- Directed by: Lauren Montgomery
- Screenplay by: Paul Dini
- Based on: Catwoman by Bill Finger and Bob Kane
- Produced by: Lauren Montgomery Alan Burnett
- Starring: Eliza Dushku John DiMaggio Liliana Mumy Kevin Michael Richardson Tara Strong Cree Summer
- Music by: Christopher Drake
- Production companies: Warner Premiere Warner Bros. Animation DC Entertainment
- Distributed by: Warner Home Video
- Release date: October 18, 2011;
- Running time: 15 minutes
- Country: United States
- Language: English

= DC Showcase: Catwoman =

2011 film directed by Lauren Montgomery

DC Showcase: Catwoman, also titled as simply Catwoman, is a 2011 American animated superhero short film based on the DC Comics character of the same name directed by Lauren Montgomery and written by Paul Dini. It was released on October 18, 2011, as a bonus feature and continuation of the Catwoman story line on Batman: Year One Blu-ray and DVD. It is the fifth installment in the DC Showcase series. The film features Eliza Dushku as Catwoman / Selina Kyle in her first solo tale, as she attempts to bring both a Gotham City crime boss called Rough Cut and his smuggling ring to an end, stumbling upon a mysterious cargo shipment far worse than just smuggled diamonds.

==Plot==
The film starts with two men pursuing a grey cat in an attempt to shoot it dead. The cat supposedly jumps into the river and is presumed dead. As the two men leave in a limousine with a crime boss called Rough Cut, Catwoman is shown under the bridge with the grey cat, which has a yellow wristband around its neck, grabbing Catwoman's interest.

Later on, Rough Cut is on the phone with a man at the warehouse at the Dixon Docks, who informs Rough Cut that an inbound boat will be docking in twenty minutes. Rought Cut says he has to run an errand and to start loading the ship with freight containers quickly so they can leave port. Rough Cut and his two cohorts go to a strip club called the Kitty Corner. As a woman dances and strips, he gives her a small chunk of diamond. Catwoman enters the strip club and covers for the other stripper women, but this only proves to be a way for her to confront Rough Cut. As every single person has already fled the strip club, Catwoman and Rough Cut are left alone. After a short fight, he escapes before she can get him. Some while later, Catwoman attacks Rough Cut whilst he is driving a craned truck. Catwoman slips the crane hook under the truck and escapes before it crashes, the hook flying over and slicing a ship full of goods in half. The truck overturns and Rough Cut is killed.

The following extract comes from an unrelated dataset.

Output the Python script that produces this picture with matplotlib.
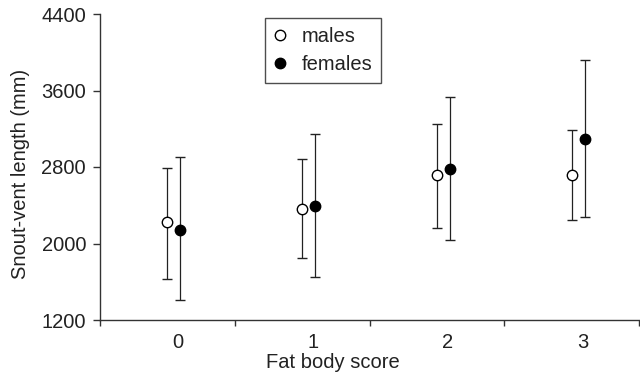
import matplotlib
matplotlib.use("Agg")
import matplotlib.pyplot as plt
import numpy as np

categories = ["0", "1", "2", "3"]
male_mean = [2222, 2361, 2716, 2716]
male_upper = [2786, 2887, 3246, 3187]
male_lower = [1629, 1845, 2159, 2246]
female_mean = [2141, 2392, 2776, 3089]
female_upper = [2901, 3142, 3529, 3916]
female_lower = [1406, 1653, 2036, 2280]
y_ticks = [1200, 2000, 2800, 3600, 4400]

plt.rcParams['font.family'] = ['Liberation Sans', 'DejaVu Sans']
fs = 14.5
ink = '#222222'

fig = plt.figure(figsize=(6.4, 3.77), dpi=100)
ax = fig.add_axes([100/640, 1-320/377, 539/640, (320-14)/377])

x = np.arange(len(categories))
off_f = 0.097
mm = np.array(male_mean); fm = np.array(female_mean)
ax.errorbar(x, mm, yerr=[mm-np.array(male_lower), np.array(male_upper)-mm],
            fmt='o', mfc='white', mec='black', mew=1.0, ms=7.5, color='#222222',
            elinewidth=0.9, capsize=3.5, capthick=0.9, label='males', zorder=3)
ax.errorbar(x+off_f, fm, yerr=[fm-np.array(female_lower), np.array(female_upper)-fm],
            fmt='o', mfc='black', mec='black', mew=1.0, ms=7.5, color='#222222',
            elinewidth=0.9, capsize=3.5, capthick=0.9, label='females', zorder=3)

ax.set_xlim(-0.5, 3.5)
ax.set_ylim(1200, 4400)
ax.set_yticks(y_ticks)
ax.set_yticklabels([str(v) for v in y_ticks])
ax.set_xticks(x + 0.08)
ax.set_xticklabels(categories)
ax.set_xticks(np.arange(-0.5, 3.6, 1.0), minor=True)
ax.tick_params(axis='x', which='major', length=0, pad=9, labelsize=fs, labelcolor=ink)
ax.tick_params(axis='x', which='minor', length=4.5, width=1.0, color='#333333', direction='out')
ax.tick_params(axis='y', which='major', length=5, width=1.0, color='#333333', pad=5,
               labelsize=fs, labelcolor=ink)

for s in ['top', 'right']:
    ax.spines[s].set_visible(False)
for s in ['left', 'bottom']:
    ax.spines[s].set_color('#333333')
    ax.spines[s].set_linewidth(1.0)

ax.set_ylabel('Snout-vent length (mm)', fontsize=fs, color=ink)
ax.yaxis.set_label_coords(-70/539, 0.477)
ax.set_xlabel('Fat body score', fontsize=fs, color=ink)
ax.xaxis.set_label_coords((333-100)/539, -(353-320)/306)

h, l = ax.get_legend_handles_labels()
h = [hh[0] for hh in h]
leg = ax.legend(h, l, loc='upper left', bbox_to_anchor=(265/640, 1-18/377),
                bbox_transform=fig.transFigure, borderaxespad=0, frameon=True,
                fancybox=False, edgecolor='#222222', fontsize=fs, handlelength=0.6,
                handletextpad=0.75, labelspacing=0.45, borderpad=0.45)
leg.get_frame().set_linewidth(1.0)
for t in leg.get_texts():
    t.set_color(ink)

fig.savefig('out.png', dpi=100)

When Catwoman goes to the shipping container and opens it, she finds a group of trafficked girls, which is revealed to be the mysterious cargo shipment. Catwoman notices Holly Robinson to be one of the girls. As the police arrive, Selina Kyle comforts Holly, giving her the yellow wristband that belonged to Holly before she was trafficked. Selina also gives Holly a handful of diamonds because she is in need. The film ends with Catwoman jumping from one building to another as Holly watches her disappear into the night.

==Cast==
DC Showcase: Catwoman stars Eliza Dushku reprising her role as the titular character. Dushku previously played Catwoman in the animated film Batman: Year One.
- Eliza Dushku as Catwoman / Selina Kyle
- John DiMaggio as Rough Cut, Rough Cut Goon (uncredited) and Motorcycle Dude (uncredited)
- Liliana Mumy as Holly Robinson
- Kevin Michael Richardson as Moe
- Tara Strong as Buttermilk Skye
- Cree Summer as Lily

== Critical reception ==
DC Showcase: Catwoman was met with mixed reviews from critics. Jack Brink of Screen Rant described the short as "mature" and filled with "violent and brutal action", noting that it has a 3.2/5 on Letterboxd.